Work

July 2023 month notes

I’ve been playing around with the V language which describes itself as an evolution of Go. This means letting go of some unnecessary devotion to imperative programming by allowing first-order map and filter as well as using an option syntax for handling errors. The result is quite an interesting language that feels more modern and less quirky than Go but isn’t quite as full on as Rust. I’ve enjoyed my initial experience but I haven’t been doing that much in it so far.

I’ve been continuing to experiment with Deno as well and I’m continuing to enjoy it as a development experience but I’m going to have to start doing some web development with it soon because while it’s fine for doing some exploratory programming using Javascript for command-line and IO stuff is not great, even with async/await.

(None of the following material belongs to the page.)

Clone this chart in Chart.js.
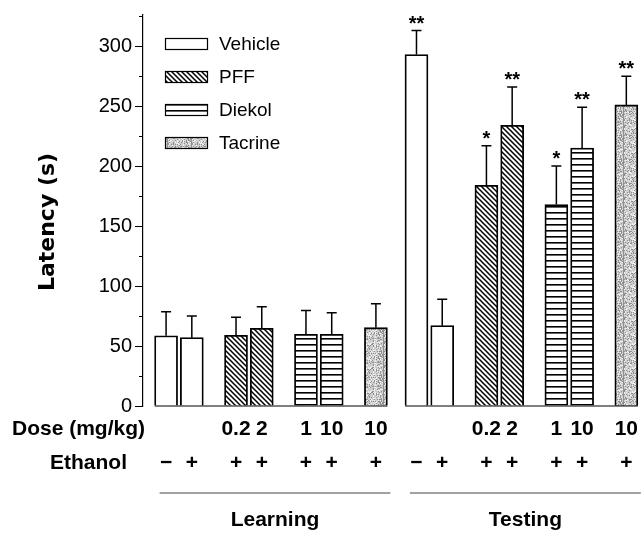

I’ve been re-reading Domain Driven Design by Eric Evans. I’d forgotten how radical this book was. The strict tiering and separation of the domain model from other kinds of code is quite inspiringly strict. I wanted to try and have an abstracted business logic implementation in my last business where I was leading development but we never really got there as it was hard to go back and remove the historical complecting.

I’ve been doing some shell scripting recently and using some new (to me) commands in addition to old faithful’s like sed; tr transforms its input string to its output parameter making it easier to replace full stops or spaces with hyphens.

I’ve been trying a new shell wezterm after years of using Terminator. The appeal of wezterm is that it is cross-platform so I can use the same key-strokes across OSX and Linux. Learning new keybindings is always difficult but I’ve had no complaint about reliability and performance so far.

It was OKR time this month something I haven’t done in a while. OKRs are far more popular than they are useful. They seem to work best in mature profitable businesses than are seeking to create ambitious plans around sustaining innovation. Smaller, early-stage businesses still benefit from the objective alignment process but probably should still be focused on learning and experimenting in the Lean Startup model. As part of this process I was also introduced to Opportunity Solution Trees which in theory should have squared the circle on this problem but in practice the two systems didn’t mesh. I think that was because the company OKRs were generated separately from the Solution Tree so the activity in support of the objectives wasn’t driven by the solutions and experiments but were generated in response to the company objectives.